• Short exercise: Return only those lines from the line containing "Output the Python" to the line containing "ax = fig.add_axes([0.124, 0.032, 0.875, 0.933])", both included, and please omit the pictures.

• Data listing:
↓

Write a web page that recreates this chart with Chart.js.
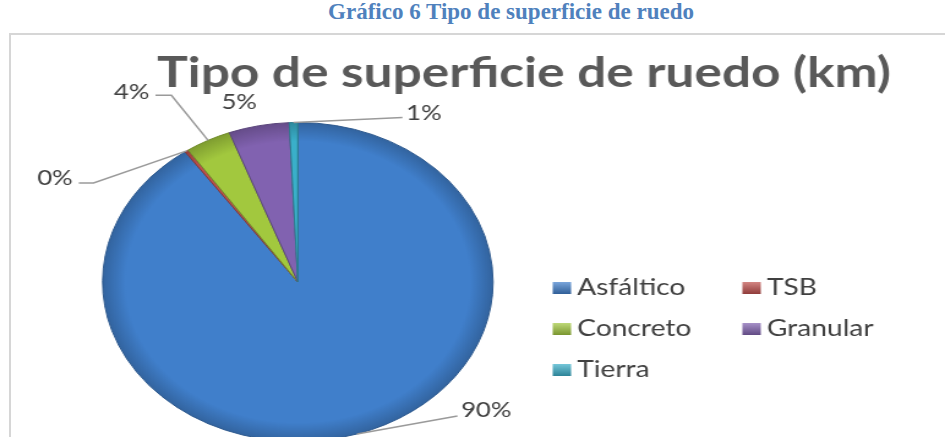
<!DOCTYPE html>
<html><head><meta charset="utf-8">
<script src="https://cdn.jsdelivr.net/npm/chart.js@4.4.1/dist/chart.umd.min.js"></script>
<style>
html,body{margin:0;padding:0;width:945px;height:437px;overflow:hidden;background:#fff;}
#heading{position:absolute;left:0;top:0px;width:1022px;text-align:center;font:bold 23px "Liberation Serif","Times New Roman",serif;color:#4F81BD;line-height:24px;}
#box{position:absolute;left:9px;top:33px;width:1000px;height:500px;border:2px solid #d6d6d6;box-sizing:border-box;}
#c{position:absolute;left:0;top:0;transform:scaleX(1.2241);transform-origin:0 0;}
</style></head><body>
<div id="heading">Gráfico 6 Tipo de superficie de ruedo</div>
<div id="box"></div>
<canvas id="c" width="772" height="450"></canvas>
<script>
// ---- data ----
const chartTitle = 'Tipo de superficie de ruedo (km)';
const categories = ['Asfáltico', 'TSB', 'Concreto', 'Granular', 'Tierra'];
const shares = [90.2, 0.3, 3.8, 5.0, 0.7];
const colors = ['#407FCB', '#C0504D', '#A2C83E', '#8162B0', '#3AAFC9'];

// ---- helpers ----
function shade(hex, f) {
  const n = parseInt(hex.slice(1), 16);
  let r = (n >> 16) & 255, g = (n >> 8) & 255, b = n & 255;
  const t = f < 0 ? 0 : 255, p = Math.abs(f);
  r = Math.round((t - r) * p + r); g = Math.round((t - g) * p + g); b = Math.round((t - b) * p + b);
  return 'rgb(' + r + ',' + g + ',' + b + ')';
}

const titlePlugin = {
  id: 'bigTitle',
  afterDraw(chart, args, o) {
    const ctx = chart.ctx;
    ctx.save();
    ctx.font = o.font; ctx.fillStyle = o.color;
    ctx.textAlign = 'center'; ctx.textBaseline = 'alphabetic';
    ctx.fillText(o.text, o.x, o.y);
    ctx.restore();
  }
};

const sliceLabels = {
  id: 'sliceLabels',
  afterDatasetsDraw(chart, args, o) {
    const ctx = chart.ctx;
    const meta = chart.getDatasetMeta(0);
    const data = chart.data.datasets[0].data;
    const total = data.reduce((a, b) => a + b, 0);
    ctx.save();
    ctx.font = o.font; ctx.fillStyle = o.color;
    ctx.strokeStyle = o.lineColor; ctx.lineWidth = o.lineWidth;
    meta.data.forEach((arc, i) => {
      const p = arc.getProps(['x', 'y', 'startAngle', 'endAngle', 'outerRadius'], true);
      const mid = (p.startAngle + p.endAngle) / 2;
      const ex = p.x + Math.cos(mid) * p.outerRadius;
      const ey = p.y + Math.sin(mid) * p.outerRadius;
      const L = o.layout[i];
      const ax = ex + L.dx, ay = ey + L.dy;
      let tx = ax;
      if (L.line) {
        ctx.beginPath();
        ctx.moveTo(ex, ey);
        ctx.lineTo(ax, ay);
        if (L.tail) ctx.lineTo(ax + L.tail, ay);
        ctx.stroke();
        tx = ax + (L.tail || 0);
      }
      const txt = Math.round(data[i] / total * 100) + '%';
      ctx.textAlign = L.align; ctx.textBaseline = 'middle';
      const gap = L.align === 'left' ? 3 : (L.align === 'right' ? -5 : 0);
      ctx.fillText(txt, tx + gap, ay + L.ty);
    });
    ctx.restore();
  }
};

const gridLegend = {
  id: 'gridLegend',
  afterDraw(chart, args, o) {
    const ctx = chart.ctx;
    ctx.save();
    ctx.font = o.font; ctx.textBaseline = 'middle'; ctx.textAlign = 'left';
    chart.data.labels.forEach((lab, i) => {
      const col = i % o.columns, row = Math.floor(i / o.columns);
      const x = o.x + col * o.colWidth, y = o.y + row * o.rowHeight;
      const c = colors[i];
      const g = ctx.createLinearGradient(0, y - o.boxH / 2, 0, y + o.boxH / 2);
      g.addColorStop(0, shade(c, 0.3)); g.addColorStop(1, shade(c, -0.25));
      ctx.fillStyle = g;
      ctx.fillRect(x, y - o.boxH / 2, o.boxW, o.boxH);
      ctx.fillStyle = o.color;
      ctx.fillText(lab, x + o.textOffset, y);
    });
    ctx.restore();
  }
};

new Chart(document.getElementById('c'), {
  type: 'pie',
  data: {
    labels: categories,
    datasets: [{
      data: shares,
      backgroundColor: (c) => {
        const chart = c.chart, i = c.dataIndex, a = chart.chartArea;
        if (!a) return colors[i];
        const x = (a.left + a.right) / 2, y = (a.top + a.bottom) / 2;
        const r = Math.min(a.right - a.left, a.bottom - a.top) / 2;
        const g = chart.ctx.createRadialGradient(x, y, 0, x, y, r);
        g.addColorStop(0, colors[i]);
        g.addColorStop(0.88, colors[i]);
        g.addColorStop(1, shade(colors[i], -0.22));
        return g;
      },
      borderColor: colors.map(c => shade(c, -0.3)),
      borderWidth: 1
    }]
  },
  options: {
    responsive: false,
    animation: false,
    layout: { padding: { left: 83.3, right: 368.7, top: 122, bottom: 8 } },
    plugins: {
      legend: { display: false },
      tooltip: { enabled: false },
      bigTitle: { text: chartTitle, font: 'bold 42px Lato', color: '#595959', x: 428, y: 87 },
      sliceLabels: {
        font: '21px Lato', color: '#404040', lineColor: '#9a9a9a', lineWidth: 1.5,
        layout: [
          { dx: 82, dy: -18, line: true, tail: 0, align: 'left', ty: -6 },
          { dx: -76, dy: 32, line: true, tail: -12, align: 'right', ty: -5 },
          { dx: -30, dy: -45, line: true, tail: -13, align: 'right', ty: -3 },
          { dx: -16, dy: -23, line: false, align: 'center', ty: 0 },
          { dx: 89, dy: -5, line: true, tail: 0, align: 'left', ty: -4 }
        ]
      },
      gridLegend: {
        font: '23px Lato', color: '#404040', x: 451.5, y: 288, columns: 2,
        colWidth: 155, rowHeight: 41, boxW: 15, boxH: 12, textOffset: 20
      }
    }
  },
  plugins: [titlePlugin, sliceLabels, gridLegend]
});
</script>
</body></html>
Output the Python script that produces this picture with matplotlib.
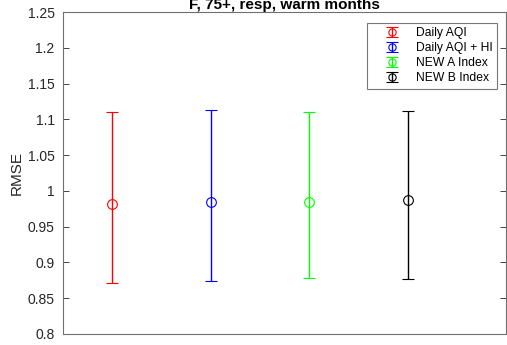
import matplotlib.pyplot as plt
from matplotlib.legend_handler import HandlerErrorbar
from matplotlib.container import ErrorbarContainer

plt.rcParams['font.family'] = ['Liberation Sans', 'DejaVu Sans']

labels = ["Daily AQI", "Daily AQI + HI", "NEW A Index", "NEW B Index"]
colors = ["#ff0000", "#0000ff", "#00ff00", "#000000"]
rmse = [0.982, 0.984, 0.985, 0.987]
lower = [0.871, 0.874, 0.878, 0.877]
upper = [1.110, 1.113, 1.111, 1.112]

fig = plt.figure(figsize=(5.07, 3.45), dpi=100)
ax = fig.add_axes([0.124, 0.032, 0.875, 0.933])

for i, (lab, c) in enumerate(zip(labels, colors)):
    x = i + 1
    ax.errorbar([x], [rmse[i]],
                yerr=[[rmse[i] - lower[i]], [upper[i] - rmse[i]]],
                fmt='o', color=c, mfc='none', mec=c, ms=7, capsize=4,
                elinewidth=1, capthick=1, mew=0.8, label=lab)

ax.set_xlim(0.5, 5.0)
ax.set_ylim(0.8, 1.25)
ax.set_yticks([0.8, 0.85, 0.9, 0.95, 1, 1.05, 1.1, 1.15, 1.2, 1.25])
ax.set_yticklabels(["0.8", "0.85", "0.9", "0.95", "1", "1.05", "1.1", "1.15", "1.2", "1.25"])
ax.set_xticks([])
ax.tick_params(axis='y', direction='in', length=4, width=0.6, right=True,
               labelsize=10, colors='#262626', pad=6)
for s in ax.spines.values():
    s.set_color('#707070')
    s.set_linewidth(0.8)

ax.set_ylabel("RMSE", fontsize=11, color='#262626', labelpad=3)
ax.set_title("F, 75+, resp, warm months", fontsize=11, fontweight='bold', pad=2)

leg = ax.legend(loc='upper right', bbox_to_anchor=(0.978, 0.966), fontsize=8.7,
                frameon=True, fancybox=False, edgecolor='#555555',
                handlelength=3.4, handletextpad=0.3, borderpad=0.35,
                labelspacing=0.25, borderaxespad=0, markerscale=0.75,
                handler_map={ErrorbarContainer: HandlerErrorbar(yerr_size=0.38)})
leg.get_frame().set_linewidth(0.8)

fig.savefig("out.png", dpi=100)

↑

• Finished answer:
Output the Python script that produces this picture with matplotlib.
import matplotlib.pyplot as plt
from matplotlib.legend_handler import HandlerErrorbar
from matplotlib.container import ErrorbarContainer

plt.rcParams['font.family'] = ['Liberation Sans', 'DejaVu Sans']

labels = ["Daily AQI", "Daily AQI + HI", "NEW A Index", "NEW B Index"]
colors = ["#ff0000", "#0000ff", "#00ff00", "#000000"]
rmse = [0.982, 0.984, 0.985, 0.987]
lower = [0.871, 0.874, 0.878, 0.877]
upper = [1.110, 1.113, 1.111, 1.112]

fig = plt.figure(figsize=(5.07, 3.45), dpi=100)
ax = fig.add_axes([0.124, 0.032, 0.875, 0.933])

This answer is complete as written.